Domestic tour operators remain unconcerned that the pound’s recent rally against the dollar and the euro will damage their markets.
The pound is worth $1.65, up from a year low of $1.34, while it has also bounced against the euro and is worth €1.15. Earlier this year the pound-euro rate reached parity.
The strengthening of the pound has prompted PricewaterhouseCoopers director David Trunkfield and No1 Currency head of treasury services David Lamb to speculate that the improvement may drive consumers to consider overseas breaks as opposed to domestic holidays.
However, domestic operators said the pound’s rally was too little, too late to have an adverse affect on this year’s bookings.
Hoseasons chief executive Richard Carrick said the operator had seen a 25%, 15% and 5% increase in bookings for UK holiday parks, cottages and boats respectively.
This is compared with a 20% drop in European bookings, although Carrick said this had improved to 18.5% in the last two weeks as the family market begins to pick up.
He said: “We’re seeing no slow-down at all in the demand for UK holidays. The pound would have to move quite a bit for us to see an impact.”

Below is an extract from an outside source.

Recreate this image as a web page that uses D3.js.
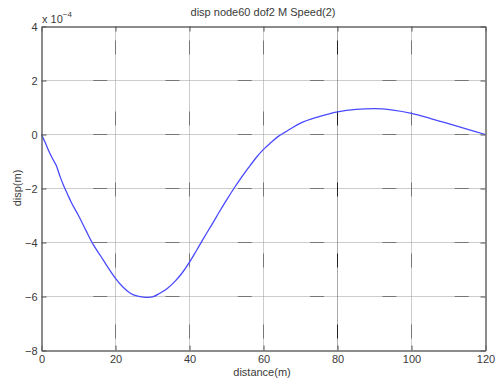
<!DOCTYPE html>
<html>
<head>
<meta charset="utf-8">
<script src="https://cdn.jsdelivr.net/npm/d3@7"></script>
<style>
  body { margin: 0; background: #fff; }
  text { font-family: "Liberation Sans", Arial, sans-serif; fill: #3a3a3a; }
</style>
</head>
<body>
<div id="chart"></div>
<script>
// distance (m) and displacement (x 1e-4 m)
const distance = [0, 1, 2, 3, 4, 5, 6, 7, 8, 10, 12, 14, 16, 18, 20, 22, 24, 26, 28, 30, 32, 34, 36, 38, 40,
  42, 44, 46, 48, 50, 52, 54, 56, 58, 60, 62, 64, 66, 68, 70, 75, 80, 85, 90, 95, 100, 105, 110, 115, 120];
const disp = [0, -0.3, -0.62, -0.9, -1.15, -1.55, -1.9, -2.2, -2.5, -3.0, -3.55, -4.08, -4.5, -4.93, -5.33, -5.65, -5.88, -5.99, -6.03, -6.01, -5.88, -5.7, -5.45, -5.13, -4.73,
  -4.27, -3.8, -3.35, -2.88, -2.43, -2.0, -1.6, -1.22, -0.86, -0.55, -0.3, -0.07, 0.1, 0.27, 0.42, 0.66, 0.84, 0.93, 0.955, 0.9, 0.78, 0.6, 0.4, 0.2, 0];
const xTicks = [0, 20, 40, 60, 80, 100, 120];
const yTicks = [-8, -6, -4, -2, 0, 2, 4];

const width = 500, height = 382;
const margin = {top: 26.5, right: 14.5, bottom: 31.5, left: 41.5};

const svg = d3.select("#chart").append("svg")
  .attr("width", width)
  .attr("height", height);

const x = d3.scaleLinear().domain([0, 120]).range([margin.left, width - margin.right]);
const y = d3.scaleLinear().domain([-8, 4]).range([height - margin.bottom, margin.top]);

const x0 = x.range()[0], x1 = x.range()[1];
const y0 = y.range()[0], y1 = y.range()[1];

// grid: fine dotted lines with darker dashes
const grid = svg.append("g");
grid.selectAll(".hgrid")
  .data(yTicks.slice(1, -1))
  .join("line")
    .attr("x1", x0).attr("x2", x1)
    .attr("y1", d => y(d)).attr("y2", d => y(d))
    .attr("stroke", "#999")
    .attr("stroke-dasharray", "1,1");
grid.selectAll(".hdash")
  .data(yTicks.slice(1, -1))
  .join("line")
    .attr("x1", x0).attr("x2", x1)
    .attr("y1", d => y(d)).attr("y2", d => y(d))
    .attr("stroke", "#777")
    .attr("stroke-dasharray", "14,58.3")
    .attr("stroke-dashoffset", -51.7);
grid.selectAll(".vgrid")
  .data(xTicks.slice(1, -1))
  .join("line")
    .attr("x1", d => x(d)).attr("x2", d => x(d))
    .attr("y1", y1).attr("y2", y0)
    .attr("stroke", d => d === 80 ? "#555" : "#999")
    .attr("stroke-dasharray", "1,1");
grid.selectAll(".vdash")
  .data(xTicks.slice(1, -1))
  .join("line")
    .attr("x1", d => x(d)).attr("x2", d => x(d))
    .attr("y1", y1).attr("y2", y0)
    .attr("stroke", d => d === 80 ? "#222" : "#777")
    .attr("stroke-dasharray", "14,57")
    .attr("stroke-dashoffset", -14);

// the curve
svg.append("path")
  .datum(distance.map((d, i) => [d, disp[i]]))
  .attr("fill", "none")
  .attr("stroke", "#4a4aff")
  .attr("stroke-width", 1.3)
  .attr("stroke-linejoin", "round")
  .attr("d", d3.line()
    .x(d => x(d[0]))
    .y(d => y(d[1]))
    .curve(d3.curveMonotoneX));

// axes, MATLAB style: ticks inward on all four sides
const tickLen = 5;
svg.append("g")
  .attr("transform", `translate(0,${y0})`)
  .call(d3.axisBottom(x).tickValues(xTicks).tickSize(-tickLen).tickPadding(6).tickSizeOuter(0))
  .call(g => g.selectAll("text").attr("font-size", 11).attr("dy", "0.55em"));
svg.append("g")
  .attr("transform", `translate(0,${y1})`)
  .call(d3.axisTop(x).tickValues(xTicks).tickSize(-tickLen).tickFormat("").tickSizeOuter(0));
svg.append("g")
  .attr("transform", `translate(${x0},0)`)
  .call(d3.axisLeft(y).tickValues(yTicks).tickSize(-tickLen).tickPadding(4).tickSizeOuter(0))
  .call(g => g.selectAll("text").attr("font-size", 11));
svg.append("g")
  .attr("transform", `translate(${x1},0)`)
  .call(d3.axisRight(y).tickValues(yTicks).tickSize(-tickLen).tickFormat("").tickSizeOuter(0));

svg.selectAll(".domain").attr("stroke", "#666").attr("stroke-width", 1.5);
svg.selectAll(".tick line").attr("stroke", "#555");

// labels
svg.append("text")
  .attr("x", 263).attr("y", 16)
  .attr("text-anchor", "middle")
  .attr("font-size", 11)
  .text("disp node60 dof2 M Speed(2)");

svg.append("text")
  .attr("x", 262).attr("y", 376)
  .attr("text-anchor", "middle")
  .attr("font-size", 11)
  .text("distance(m)");

svg.append("text")
  .attr("transform", "translate(21,188) rotate(-90)")
  .attr("text-anchor", "middle")
  .attr("font-size", 11)
  .text("disp(m)");

const expo = svg.append("text")
  .attr("x", 42).attr("y", 23)
  .attr("font-size", 11);
expo.append("tspan").text("x 10");
expo.append("tspan").attr("dy", -6).attr("font-size", 8).text("\u22124");
</script>
</body>
</html>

Superbreak sales director Ian Mounser agreed the domestic market was holding up, with agents achieving 20% more bookings with 10% more revenues on UK product in the last three months.
He added: “If the pound got back to being worth €1.30 then I think people would start taking a fresh view; up until that point, I don’t think the sentiment will change that much.”
Bourne Leisure head of retail sales Alan Lambert added: “We’ve not seen a slow-down for UK bookings, although what we are seeing is quite a lot of demand for family holidays in early September.”